The tax proposal is a mistake, of course, because it is not based on a general principle that makes economic sense. There are numerous reasons to do it that do not make economic sense: 1) We should tax anyone who make large amounts of money fast at higher rates just because they are making boatloads of money or 2) We should threaten to tax those who make money and do not contribute to political campaigns to get political cover to induce them to ante up (ask Bill Gates about this). Reason 1) is pure economic redistribution, a discretionary progressive tax system, and 2) is political extortion.
Partnerships in everything from local laundries to complex multi-national ventures have long had two types of investors, Moneybags (a passive investor who puts up the cash for a portion of the profits) and Operator (who invests labor and no cash and takes no salary but takes a portion of the profits). Both Moneybags and Operator are taxed the same on the profits; if the profits are ordinary income both pay income tax -- if the profits are capital gains (long or short), both pay capital gains tax. Fleischer would have the partners taxed differently on capital investments. Operator would pay income tax and Moneybags would pay a capital gains tax. There is no theory to support this: Operator is investing foregone salary but the returns are not in any sense salary, they are speculative returns based on an investment of the foregone salary. The best one could do is tax the estimated foregone salary at ordinary income rates perhaps, and deduct it as return of capital before the capital gains rate is applied to the rest of the profits, but this is administratively difficult for little gain. The investment return of the Operator is not salary in any traditional sense.
The Blackstone IPO
The Blackstone IPO is way oversubscribed. The underpricing tomorrow will be horrific. Priced at 29 to 31, watch the run by the end of the day to double that. Others have noted the ironies in this IPO: 1) a company that takes others private is going public, 2) small investors can buy stock in a firm that puts investments together for only the sophisticated and wealthy, 3) knowledgeable insiders are exiting, in part, a mature market in buyouts and inviting the noise traders, who know nothing of the state of the buyout market, to get in. I focus on the nature of the offering itself. It reminds me of Google. A company worth $32 billion is selling a small fraction of itself, $4.8 billion, and over half, $2.6, is going directly into the pockets of the founders not into the company. Moreover, the new shareholders will have no management power at all. In other words the company does not need the money and is not conceding any manager rights to the new shareholders (other than the right to sue for breach of fiduciary duties perhaps). This is a pure liquidity play for the exclusive benefit of existing insiders; the insiders want to be able to sell shares in a public market and the markets are content to play along, assuming a speculative gain in a roller coaster stock.

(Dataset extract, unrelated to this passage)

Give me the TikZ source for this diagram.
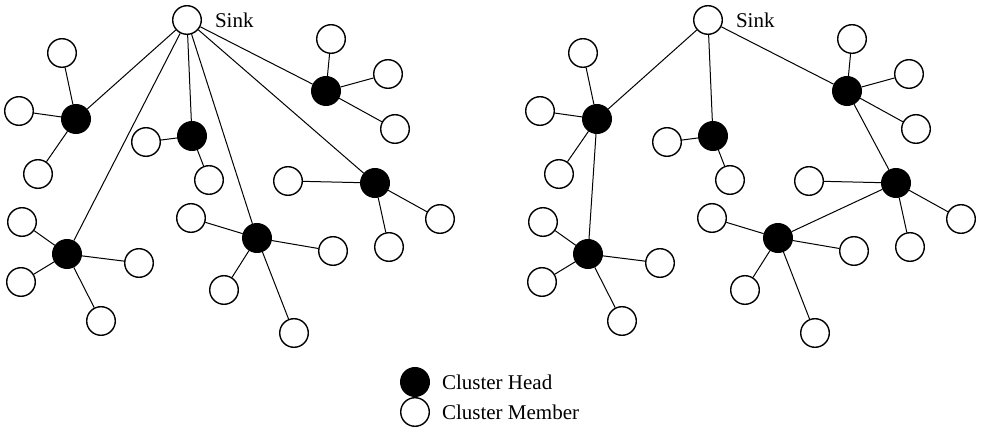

The SEC and Global Uniformity
I am consistently buffaloed by the SEC's strategy on global integration of our legal standards. We are told by the SEC that the Sarbanes Oxley Act of 2002 will put American markets ahead of other markets, give us a competitive advantage, because our markets will have more integrity due to stronger rules against fraud. Then, in the next breath, we are told that we will accept international accounting rules rather than use our own so we can integrate with the global disclosure standards. Should not, using the SEC's logic on SOX, our rules be better or stronger?? Accounting rules are at the core of the disclosure system; if we brag about having the best regulatory system to differential ourselves from other world markets should not our accounting rules be unique and better. Pick a strategy or explain why SOX (on accounting rules, by the way) is different than FASBs (v IFRA).
Tellabs: Not a Victory for Defendants
The Tellabs opinion is out and the court reversed the Seventh Circuit in a 8-1 decision. The majority opinion held that the Seventh Circuit had used the wrong standard to assess the pleadings under a motion to dismiss stage. The majority opted for a "at least as likely" standard for assessing pleadings of scienter (an inference of scienter must be at least as likely as competing plausible inferences); the plaintiffs get the benefit of all reasonable factual inferences and the standard applies to the complaint as a whole, not each factual pleading or each fact pled with "particularity." Two concurring judges favored a "more likely than not" standard (an inference of scienter must be more likely than any competing plausible inference of no scienter) and a dissenting judge favored a "probable cause" standard (competing inferences could b, but do not necessarily have to be considered). The majority standard is not what the defense bar wanted; they wanted the standard of the concurring judges, which the court rejected. This is not a defense bar victory; it is a draw at best. Reporters will fail to get this correct and rack with up as another victory for corporate American; it is not. The majority held, importantly, that the pleading standard was not higher that the standard of proof required at trial; the defense bar argued that Congress so intended it to be higher. This is a big difference. Reporters, do not overstate the true meaning of this case.